Musée de Cluny
Medieval museum built over Roman baths that features famous tapestries of a lady and a unicorn.
The Musée de Cluny, also known as the Musée national du Moyen Âge, is housed in one of the oldest buildings in Paris, a former townhouse whose construction started in 1334. Yet beneath it is something even older: the ruins of Gallo-Roman thermal baths believed to have been used by 3rd-century boatmen.
Inside the museum is a vast presentation of medieval life through sculptures, furnishings, stained glass, and manuscripts. However, the most significant objects are a group of Middle Ages tapestries known as “The Lady and the Unicorn.” Woven from wool and silk, five of the tapestries fixate on the five senses, with a woman interacting with a unicorn, as well as a lion and sometimes a monkey. For example, in the “sight” tapestry she holds up a mirror to the unicorn which looks at its gaze, possibly admiring its beautiful reflection. In “touch” she has her hand on the unicorn’s horn.
The sixth tapestry remains more of a mystery with its text ”À Mon Seul Désir” (“To my only desire”) interpreted most frequently as a declaration of independence or purity.

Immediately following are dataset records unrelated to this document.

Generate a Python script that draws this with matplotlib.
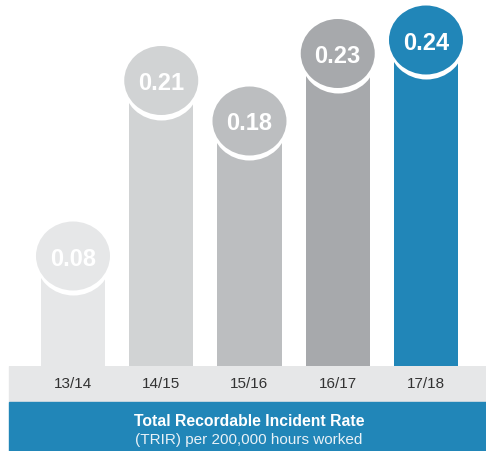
import matplotlib
matplotlib.use("Agg")
import matplotlib.pyplot as plt
from matplotlib.patches import Rectangle
from matplotlib.path import Path
from matplotlib.transforms import Affine2D
import numpy as np

plt.rcParams['font.family'] = ['Liberation Sans', 'DejaVu Sans']

# TRIR by financial year
years = ['13/14', '14/15', '15/16', '16/17', '17/18']
trir = [0.08, 0.21, 0.18, 0.23, 0.24]
colors = ['#e6e7e8', '#d1d3d4', '#bcbec0', '#a7a9ac', '#2186b8']
title = 'Total Recordable Incident Rate'
subtitle = '(TRIR) per 200,000 hours worked'

BLUE = '#2186b8'
BAND = '#e6e7e8'
PX = 1 / 1350.0      # one pixel in data units

def oval(ratio):
    # slightly flattened circle, used as scatter marker
    return Path(Affine2D().scale(1, ratio).transform(Path.unit_circle().vertices),
                Path.unit_circle().codes)

fig = plt.figure(figsize=(4.86, 4.52), dpi=100)
ax = fig.add_axes([0, 85/452, 1, 367/452])

x = np.arange(len(years))
vals = np.array(trir)
ax.bar(x, vals, width=0.727, color=colors, zorder=1)
# white crescent under each bubble, then the bubble itself
ax.scatter(x, vals - 1*PX, s=2994, marker=oval(72/76), c='white',
           linewidths=0, zorder=2, clip_on=False)
ax.scatter(x, vals + 2*PX, s=2839, marker=oval(69/74), c=colors,
           linewidths=0, zorder=3, clip_on=False)
for xi, v in zip(x, trir):
    ax.text(xi, v, f'{v:.2f}', ha='center', va='center', color='white',
            fontsize=17, fontweight='bold', zorder=4)

ax.set_xlim(-0.827, 4.68)
ax.set_ylim(0, 367*PX)
ax.set_yticks([])
ax.set_xticks(x, years)
ax.tick_params(axis='x', length=0, pad=7, labelsize=11, labelcolor='#333333')
for s in ax.spines.values():
    s.set_visible(False)

# label band and caption band under the bars
fig.add_artist(Rectangle((9/486, 49/452), 1, 36/452, transform=fig.transFigure,
                         color=BAND, zorder=0))
fig.add_artist(Rectangle((9/486, 0), 1, 49/452, transform=fig.transFigure,
                         color=BLUE, zorder=0))
fig.text(249/486, (452-422)/452, title, ha='center', va='center',
         color='white', fontsize=11.3, fontweight='bold')
fig.text(249/486, (452-440)/452, subtitle, ha='center', va='center',
         color='#e8f1f7', fontsize=11)

fig.savefig('out.png', dpi=100)
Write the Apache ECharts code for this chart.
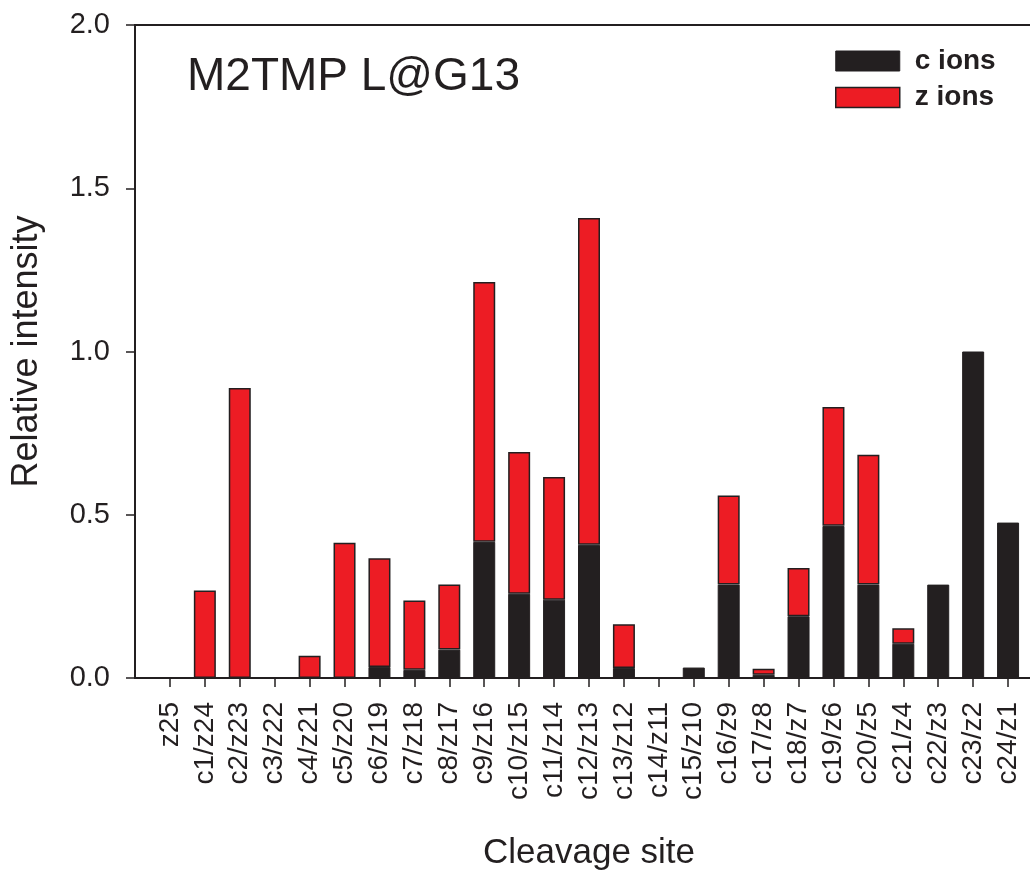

No matter the meaning, it’s hard to escape the charms of the strangely captivating unicorn as it confidently poses through the scenes.
Know Before You Go
The Museum is open everyday except Tuesdays from 9:15 to 5:45 and entrance costs 5 Euros. The historical fiction novel The Lady and the Unicorn by the art historian-turned-novelist Tracy Chevalier is an interesting read making for a richer experience in the interpretation of the tapestry.